Mentre il 'ritorno a casa' convoglierebbe tutti ma proprio tutti gli altri, dallo stesso Scalzo a Flora Sculco (nel 2014 unica eletta a Palazzo Campanella, ma per Calabria in rete), addirittura ampliando la rosa con «qualche elemento della Sinistra radicale».

Da ultimo, l'incognita più rilevante concerne però "come", diciamo "a che titolo" venga presentata la candidatura di Demetrio Battaglia. Che, pure, a più riprese in questi mesi è stato sul punto di rinunciare all' "impresa".

Il ragionamento sulla non-divisività, sull'unitarietà nella "designazione" del futuro segretario regionale piddino (e dunque nell'indicazione senza Primarie, o almeno senza Primarie 'vere' con pluralità di candidati) è ampiamente condiviso da quadri e dirigenti del partito, d'accordo; e questo anche per il momento politico generale, non esattamente dei più facili. Ma poi quale sarebbe il profilo e di conseguenza la linea che Battaglia andrebbe a incarnare?

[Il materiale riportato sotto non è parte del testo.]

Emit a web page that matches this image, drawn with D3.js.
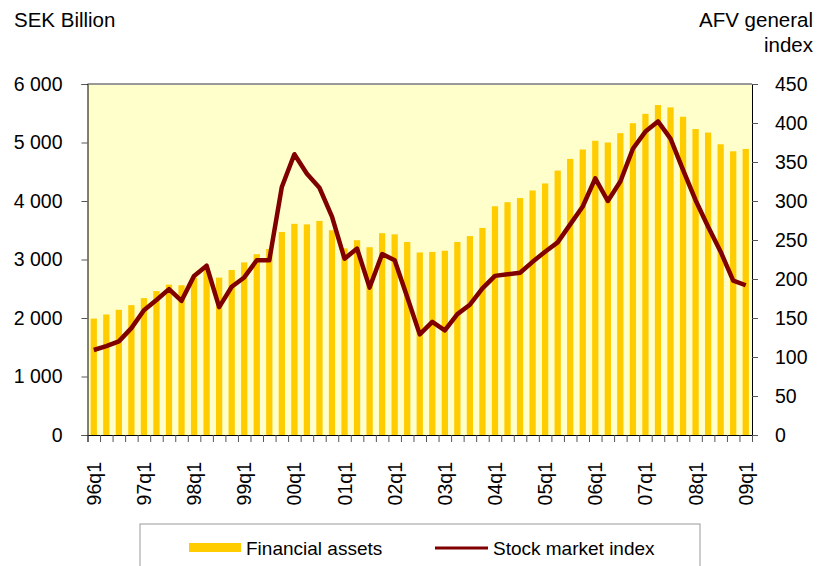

«Siamo di Sinistra, dopo il 4 marzo ci serve un segretario che faccia capire alla gente che il Pd ha davvero un profilo di Sinistra», hanno sibilato in tanti a Rogliano. E da questo punto di vista, diciamolo, il nome di un ex-dc non aiuta granché. Proprio per questo, un eventuale esplicito imprimatur dell'ex ministro dell'Interno Marco Minniti non gioverebbe assolutamente alla causa; anzi.

S'inscrive in quest'àmbito il ragionamento "di riserva" che potrebbe far crollare la larga convergenza sul nome dell'ex parlamentare reggino: il segretario regionale, benché non proprio emulo di Che Guevara, dovrebbe quantomeno essere proiezione della left wing del Pd e, di sicuro, non avere su il 'cappello' di Minniti. Che anche in chiave-Roma non verrebbe comunque votato – in caso di sfida diretta – da ampie fasce del Partito democratico calabrese, a tutto vantaggio del Governatore laziale Nicola Zingaretti.